> **Exercise details**
Begin with the first line of the material and write out each line exactly, ending with the line that contains "plt.rcParams['font.family'] = ['Liberation". Pictures are not part of the copy.
(begin)
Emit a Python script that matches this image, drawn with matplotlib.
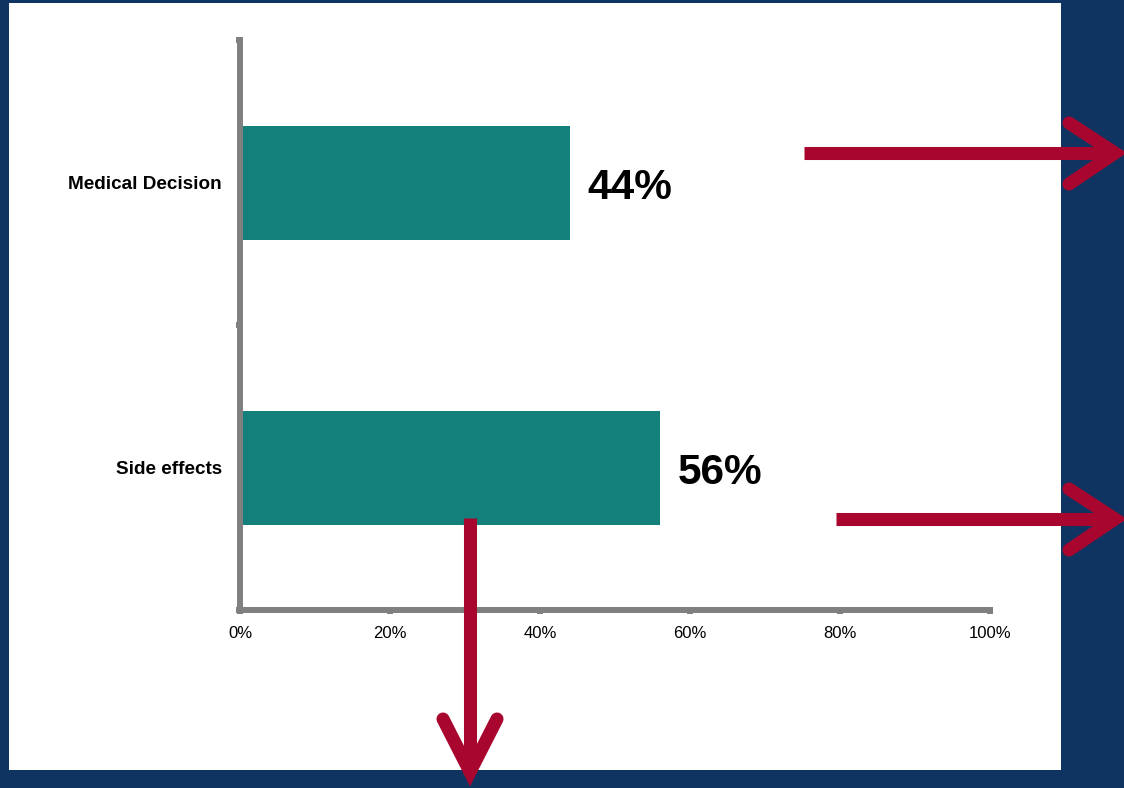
import matplotlib.pyplot as plt
from matplotlib.patches import Rectangle
from matplotlib.lines import Line2D
from matplotlib.ticker import FixedLocator

plt.rcParams['font.family'] = ['Liberation Sans', 'DejaVu Sans']

categories = ['Medical Decision', 'Side effects']
shares = [0.44, 0.56]
xticks = [0, 0.2, 0.4, 0.6, 0.8, 1.0]
xtick_labels = ['0%', '20%', '40%', '60%', '80%', '100%']

navy = '#0f3461'
teal = '#13807b'
crimson = '#a8062f'
grey = '#808080'

W, H = 1124, 788
fig = plt.figure(figsize=(W / 100, H / 100), dpi=100, facecolor=navy)


def px(x, y):
    # pixel coords (top-left origin) -> figure fraction
    return x / W, 1 - y / H


# white slide panel
x0, y0 = px(9, 770)
x1, y1 = px(1061, 3)
fig.add_artist(Rectangle((x0, y0), x1 - x0, y1 - y0, transform=fig.transFigure,
                         facecolor='white', edgecolor='none', zorder=0))

ax = fig.add_axes([240 / W, (H - 610) / H, 750 / W, 570 / H])
ax.patch.set_alpha(0)

ypos = list(range(len(categories)))[::-1]
ax.barh(ypos, shares, height=0.4, color=teal, zorder=2)
for y, v in zip(ypos, shares):
    ax.text(v + 0.023, y - 0.02, f'{v * 100:.0f}%', ha='left', va='center',
            fontsize=30.5, fontweight='bold', color='black')

ax.set_xlim(0, 1)
ax.set_ylim(-0.5, len(categories) - 0.5)
ax.set_xticks(xticks)
ax.set_xticklabels(xtick_labels, fontsize=12)
ax.set_yticks(ypos)
ax.set_yticklabels(categories, fontsize=13.6, fontweight='bold')
ax.yaxis.set_minor_locator(FixedLocator([-0.5, 0.5, 1.5]))

for side in ['top', 'right']:
    ax.spines[side].set_visible(False)
for side in ['left', 'bottom']:
    ax.spines[side].set_color(grey)
    ax.spines[side].set_linewidth(4.3)
    ax.spines[side].set_zorder(3)

ax.tick_params(axis='y', which='major', length=0, pad=13)
ax.tick_params(axis='y', which='minor', length=3, width=4.3, color=grey)
ax.tick_params(axis='x', length=3, width=4.3, color=grey, pad=8.5)


def arrow(start, vertex, wing1, wing2):
    lw = 9.4
    sx, sy = px(*start)
    vx, vy = px(*vertex)
    shaft = Line2D([sx, vx], [sy, vy], transform=fig.transFigure,
                   color=crimson, lw=lw, solid_capstyle='butt', zorder=5)
    (ax1, ay1), (ax2, ay2) = px(*wing1), px(*wing2)
    head = Line2D([ax1, vx, ax2], [ay1, vy, ay2], transform=fig.transFigure,
                  color=crimson, lw=lw, solid_capstyle='round',
                  solid_joinstyle='miter', zorder=5)
    fig.add_artist(shaft)
    fig.add_artist(head)


arrow((804, 153), (1115, 153), (1069, 123), (1069, 184))
arrow((836, 519), (1115, 519), (1069, 489), (1069, 550))
arrow((470, 518), (470, 772), (443, 719), (497, 719))

fig.savefig('out.png', dpi=100, facecolor=navy)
(end)
> **Exercise response**
Emit a Python script that matches this image, drawn with matplotlib.
import matplotlib.pyplot as plt
from matplotlib.patches import Rectangle
from matplotlib.lines import Line2D
from matplotlib.ticker import FixedLocator

plt.rcParams['font.family'] = ['Liberation Sans', 'DejaVu Sans']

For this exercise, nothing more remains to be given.